Juvenile myelomonocytic leukemia (JMML), a fatal childhood blood malignancy, has limited therapeutic options. Relapse remains the main cause of treatment failure, most likely due to the persistence of leukemic stem cells (LSCs), a small population of self-renewing precursor cells that give rise to the bulk of tumor cells. Dr. Qu is exploring an innovative approach to eradicating LSCs in a subset of JMML that is caused by genetic mutations in Ptpn11. The information gathered from this study may yield a novel strategy for the treatment of this particular type of JMML.

Based on progress to date, Dr. Summers was awarded a new grant in 2020 to fund an additional year of this Fellow award. Early T-precursor ALL (ETP-ALL) is a type of leukemia that is often difficult to treat with currently available chemotherapy. As a result, children with ETP-ALL have high rates of relapse of their leukemia and poorer survival rates than children with other types of ALL, and require more treatment with chemotherapy, often leading to long-term toxic side effects. For these reasons, new treatments for ETP-ALL are needed. MERTK is a protein that is found on the surface of some leukemia cells, including ETP-ALLs. Recently, Dr. Summers and colleagues developed a new medicine that has few toxic side-effects and can be used to kill leukemia cells that have MERTK on their surface. Funded as the Emily Beazley's Kures for Kids Fund St. Baldrick's Fellow, this grant will allow him to test whether and how this new medicine could be used to more effectively treat children with ETP-ALL, leading to improved outcomes and better quality of life.

At the age of 8, Emily was diagnosed with Stage III T-cell lymphoblastic non-Hodgkin’s lymphoma and battled through three relapses. Her family prayed for a miracle but discovered Emily herself was the miracle, inspiring a community to come together to show love and change lives. She had a dream of starting a foundation to fund research and named it “Kures for Kids”. Today, Emily's family and friends carry on her dream and her mission in her memory.

This grant supports a clinical research protocol writer to ensure that more kids can be treated on clinical trials, often their best hope for a cure.
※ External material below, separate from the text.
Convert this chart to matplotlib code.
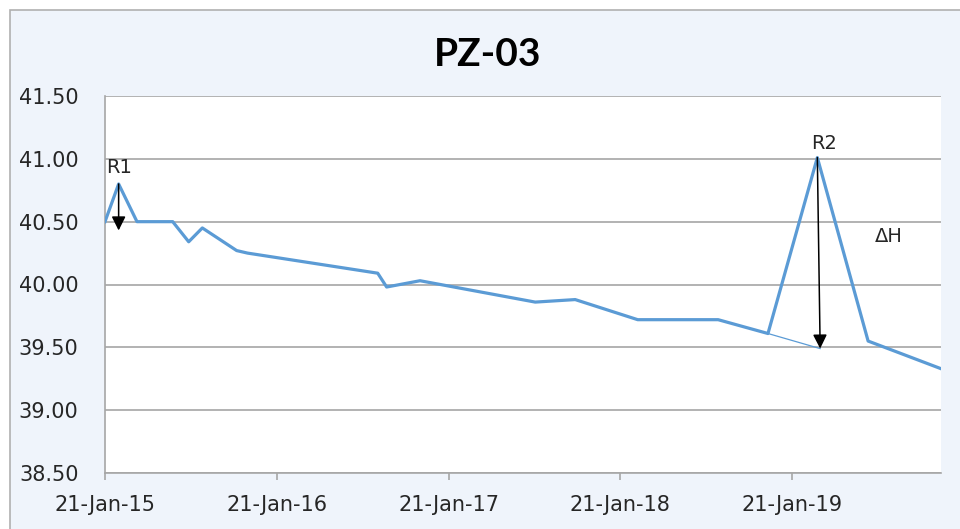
import numpy as np
import pandas as pd
import matplotlib
matplotlib.use('Agg')
import matplotlib.pyplot as plt
import matplotlib.dates as mdates
from matplotlib.patches import Rectangle

# water level readings for piezometer PZ-03
dates = ['2015-01-21', '2015-02-19', '2015-03-30', '2015-06-14', '2015-07-18',
         '2015-08-16', '2015-10-28', '2015-11-20', '2016-08-23', '2016-09-11',
         '2016-11-21', '2017-07-24', '2017-10-17', '2018-02-27', '2018-08-17',
         '2018-12-01', '2019-03-16', '2019-07-02', '2019-12-04']
levels = [40.50, 40.80, 40.50, 40.50, 40.34,
          40.45, 40.27, 40.25, 40.09, 39.98,
          40.03, 39.86, 39.88, 39.72, 39.72,
          39.61, 41.01, 39.55, 39.33]

# recession baseline under the R2 peak
base_dates = ['2018-12-01', '2019-03-22']
base_levels = [39.61, 39.49]

# arrows: (date, from level, to level)
r1_arrow = ('2015-02-19', 40.80, 40.43)
r2_arrow = ('2019-03-16', 41.01, '2019-03-22', 39.49)

tick_dates = ['2015-01-21', '2016-01-21', '2017-01-21', '2018-01-21', '2019-01-21']
x_range = ['2015-01-21', '2019-12-04']
y_ticks = [38.5, 39.0, 39.5, 40.0, 40.5, 41.0, 41.5]

x = pd.to_datetime(dates)
bg = '#EFF4FB'
grid_c = '#A6A6A6'

fig = plt.figure(figsize=(9.6, 5.29), dpi=100, facecolor='white')
# chart area background + border (chart box starts a bit inside the image)
frame = Rectangle((10 / 960, -0.1), 1.1, 1 - 10 / 529 + 0.1,
                  transform=fig.transFigure, facecolor=bg,
                  edgecolor='#B0B0B0', linewidth=1.2, zorder=-5)
fig.add_artist(frame)

ax = fig.add_axes([105 / 960, 1 - 473 / 529, (941 - 105) / 960, (473 - 96) / 529])
ax.set_zorder(2)
ax.set_facecolor('white')

ax.plot(x, levels, color='#5B9BD5', linewidth=2.3, zorder=3)
ax.plot(pd.to_datetime(base_dates), base_levels, color='#5B9BD5', linewidth=0.9, zorder=3)

arrow_kw = dict(arrowstyle='-|>', color='black', lw=1.1, mutation_scale=21,
                shrinkA=0, shrinkB=0)
d1 = pd.Timestamp(r1_arrow[0])
ax.annotate('', xy=(d1, r1_arrow[2]), xytext=(d1, r1_arrow[1]), arrowprops=arrow_kw, zorder=4)
ax.annotate('', xy=(pd.Timestamp(r2_arrow[2]), r2_arrow[3]),
            xytext=(pd.Timestamp(r2_arrow[0]), r2_arrow[1]), arrowprops=arrow_kw, zorder=4)

txt_kw = dict(fontsize=14, color='#262626', ha='center', va='center', family='DejaVu Sans')
ax.text(pd.Timestamp('2015-02-19'), 40.93, 'R1', **txt_kw)
ax.text(pd.Timestamp('2019-03-31'), 41.12, 'R2', **txt_kw)
ax.text(pd.Timestamp('2019-08-16'), 40.38, 'ΔH', **txt_kw)

ax.set_xlim(pd.Timestamp(x_range[0]), pd.Timestamp(x_range[1]))
ax.set_ylim(38.5, 41.5)
ax.set_xticks(pd.to_datetime(tick_dates))
ax.xaxis.set_major_formatter(mdates.DateFormatter('%d-%b-%y'))
ax.set_yticks(y_ticks)
ax.yaxis.set_major_formatter(matplotlib.ticker.FormatStrFormatter('%.2f'))

ax.grid(axis='y', color=grid_c, linewidth=1.2)
ax.set_axisbelow(True)
for s in ['top', 'right']:
    ax.spines[s].set_visible(False)
for s in ['left', 'bottom']:
    ax.spines[s].set_color(grid_c)
    ax.spines[s].set_linewidth(1.2)

ax.tick_params(axis='y', length=0, pad=19, labelsize=15, labelcolor='#262626')
ax.tick_params(axis='x', length=5, width=1.2, color=grid_c, pad=11,
               labelsize=15, labelcolor='#262626')

fig.text(488 / 960, 1 - 55 / 529, 'PZ-03', fontsize=28, fontweight='bold',
         family='Lato', ha='center', va='center', color='black')

fig.savefig('out.png', dpi=100, facecolor=fig.get_facecolor())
Memorial Health University Medical Center has developed a dedicated Adolescent and young adult (AYA) cancer program to provide better care and to encourage participation of these patients in clinical trials that will ultimately lead to better treatment outcomes.This grant supports a Clinical Oncology Social Worker to support the AYA Cancer Program and ensure that more AYA patients can be treated on clinical trials, often their best hope for a cure.